### Dataset extract
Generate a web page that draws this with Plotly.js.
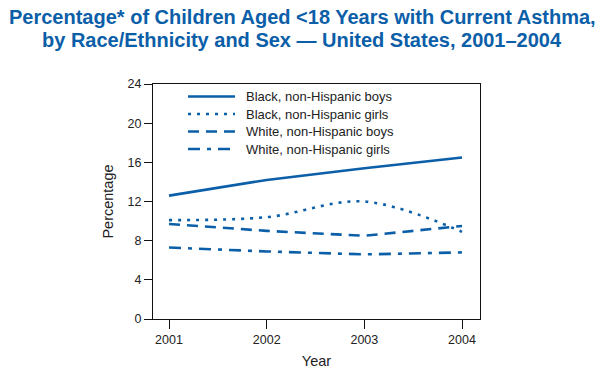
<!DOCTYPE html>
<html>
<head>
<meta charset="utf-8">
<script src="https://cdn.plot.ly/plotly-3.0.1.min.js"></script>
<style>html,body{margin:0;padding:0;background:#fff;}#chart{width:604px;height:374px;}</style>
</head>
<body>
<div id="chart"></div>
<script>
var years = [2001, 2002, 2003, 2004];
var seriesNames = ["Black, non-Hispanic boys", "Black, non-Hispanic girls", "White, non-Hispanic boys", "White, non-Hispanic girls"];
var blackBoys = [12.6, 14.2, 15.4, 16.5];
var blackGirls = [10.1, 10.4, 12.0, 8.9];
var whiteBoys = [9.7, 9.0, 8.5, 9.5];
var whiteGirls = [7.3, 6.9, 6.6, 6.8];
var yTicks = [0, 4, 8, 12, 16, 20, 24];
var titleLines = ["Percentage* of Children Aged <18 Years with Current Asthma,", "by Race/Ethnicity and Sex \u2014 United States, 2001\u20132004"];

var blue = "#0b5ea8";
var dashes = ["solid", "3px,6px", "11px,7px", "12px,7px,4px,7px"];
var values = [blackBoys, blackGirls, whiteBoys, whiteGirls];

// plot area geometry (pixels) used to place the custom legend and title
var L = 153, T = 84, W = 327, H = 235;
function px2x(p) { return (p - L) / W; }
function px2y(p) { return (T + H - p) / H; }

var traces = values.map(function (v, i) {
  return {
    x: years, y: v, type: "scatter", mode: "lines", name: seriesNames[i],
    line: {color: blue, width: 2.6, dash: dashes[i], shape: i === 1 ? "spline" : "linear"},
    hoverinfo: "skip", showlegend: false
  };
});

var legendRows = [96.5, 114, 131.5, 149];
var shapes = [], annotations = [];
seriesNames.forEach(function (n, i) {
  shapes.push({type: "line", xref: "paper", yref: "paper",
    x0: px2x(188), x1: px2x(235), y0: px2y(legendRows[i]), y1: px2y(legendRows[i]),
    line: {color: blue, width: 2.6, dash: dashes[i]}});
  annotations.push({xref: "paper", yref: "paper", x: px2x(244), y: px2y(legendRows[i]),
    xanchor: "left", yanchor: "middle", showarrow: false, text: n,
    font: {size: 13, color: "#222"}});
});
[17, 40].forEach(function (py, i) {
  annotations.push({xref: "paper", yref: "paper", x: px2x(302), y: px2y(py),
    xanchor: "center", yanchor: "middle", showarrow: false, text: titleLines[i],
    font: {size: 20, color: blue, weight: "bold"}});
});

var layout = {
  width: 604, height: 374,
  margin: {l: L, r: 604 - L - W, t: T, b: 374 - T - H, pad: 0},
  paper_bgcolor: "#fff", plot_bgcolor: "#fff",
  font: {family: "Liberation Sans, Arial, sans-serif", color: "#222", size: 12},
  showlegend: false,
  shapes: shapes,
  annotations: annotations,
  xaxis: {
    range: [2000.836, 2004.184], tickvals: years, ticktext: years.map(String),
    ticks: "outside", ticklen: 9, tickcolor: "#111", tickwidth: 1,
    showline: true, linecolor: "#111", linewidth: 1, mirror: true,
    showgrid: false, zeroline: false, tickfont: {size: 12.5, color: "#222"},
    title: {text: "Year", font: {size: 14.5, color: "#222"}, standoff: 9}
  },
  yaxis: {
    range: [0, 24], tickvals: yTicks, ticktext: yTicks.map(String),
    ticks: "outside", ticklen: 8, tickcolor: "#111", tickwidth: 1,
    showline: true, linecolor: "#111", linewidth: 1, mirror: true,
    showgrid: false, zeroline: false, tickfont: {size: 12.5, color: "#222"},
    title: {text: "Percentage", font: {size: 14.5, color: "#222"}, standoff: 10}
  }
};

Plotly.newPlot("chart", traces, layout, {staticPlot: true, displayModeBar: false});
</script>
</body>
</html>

### Task prompt
Write out the listing above again, exactly, but with no pictures in the copy.

### Written solution
Generate a web page that draws this with Plotly.js.
<!DOCTYPE html>
<html>
<head>
<meta charset="utf-8">
<script src="https://cdn.plot.ly/plotly-3.0.1.min.js"></script>
<style>html,body{margin:0;padding:0;background:#fff;}#chart{width:604px;height:374px;}</style>
</head>
<body>
<div id="chart"></div>
<script>
var years = [2001, 2002, 2003, 2004];
var seriesNames = ["Black, non-Hispanic boys", "Black, non-Hispanic girls", "White, non-Hispanic boys", "White, non-Hispanic girls"];
var blackBoys = [12.6, 14.2, 15.4, 16.5];
var blackGirls = [10.1, 10.4, 12.0, 8.9];
var whiteBoys = [9.7, 9.0, 8.5, 9.5];
var whiteGirls = [7.3, 6.9, 6.6, 6.8];
var yTicks = [0, 4, 8, 12, 16, 20, 24];
var titleLines = ["Percentage* of Children Aged <18 Years with Current Asthma,", "by Race/Ethnicity and Sex \u2014 United States, 2001\u20132004"];

var blue = "#0b5ea8";
var dashes = ["solid", "3px,6px", "11px,7px", "12px,7px,4px,7px"];
var values = [blackBoys, blackGirls, whiteBoys, whiteGirls];

// plot area geometry (pixels) used to place the custom legend and title
var L = 153, T = 84, W = 327, H = 235;
function px2x(p) { return (p - L) / W; }
function px2y(p) { return (T + H - p) / H; }

var traces = values.map(function (v, i) {
  return {
    x: years, y: v, type: "scatter", mode: "lines", name: seriesNames[i],
    line: {color: blue, width: 2.6, dash: dashes[i], shape: i === 1 ? "spline" : "linear"},
    hoverinfo: "skip", showlegend: false
  };
});

var legendRows = [96.5, 114, 131.5, 149];
var shapes = [], annotations = [];
seriesNames.forEach(function (n, i) {
  shapes.push({type: "line", xref: "paper", yref: "paper",
    x0: px2x(188), x1: px2x(235), y0: px2y(legendRows[i]), y1: px2y(legendRows[i]),
    line: {color: blue, width: 2.6, dash: dashes[i]}});
  annotations.push({xref: "paper", yref: "paper", x: px2x(244), y: px2y(legendRows[i]),
    xanchor: "left", yanchor: "middle", showarrow: false, text: n,
    font: {size: 13, color: "#222"}});
});
[17, 40].forEach(function (py, i) {
  annotations.push({xref: "paper", yref: "paper", x: px2x(302), y: px2y(py),
    xanchor: "center", yanchor: "middle", showarrow: false, text: titleLines[i],
    font: {size: 20, color: blue, weight: "bold"}});
});

var layout = {
  width: 604, height: 374,
  margin: {l: L, r: 604 - L - W, t: T, b: 374 - T - H, pad: 0},
  paper_bgcolor: "#fff", plot_bgcolor: "#fff",
  font: {family: "Liberation Sans, Arial, sans-serif", color: "#222", size: 12},
  showlegend: false,
  shapes: shapes,
  annotations: annotations,
  xaxis: {
    range: [2000.836, 2004.184], tickvals: years, ticktext: years.map(String),
    ticks: "outside", ticklen: 9, tickcolor: "#111", tickwidth: 1,
    showline: true, linecolor: "#111", linewidth: 1, mirror: true,
    showgrid: false, zeroline: false, tickfont: {size: 12.5, color: "#222"},
    title: {text: "Year", font: {size: 14.5, color: "#222"}, standoff: 9}
  },
  yaxis: {
    range: [0, 24], tickvals: yTicks, ticktext: yTicks.map(String),
    ticks: "outside", ticklen: 8, tickcolor: "#111", tickwidth: 1,
    showline: true, linecolor: "#111", linewidth: 1, mirror: true,
    showgrid: false, zeroline: false, tickfont: {size: 12.5, color: "#222"},
    title: {text: "Percentage", font: {size: 14.5, color: "#222"}, standoff: 10}
  }
};

Plotly.newPlot("chart", traces, layout, {staticPlot: true, displayModeBar: false});
</script>
</body>
</html>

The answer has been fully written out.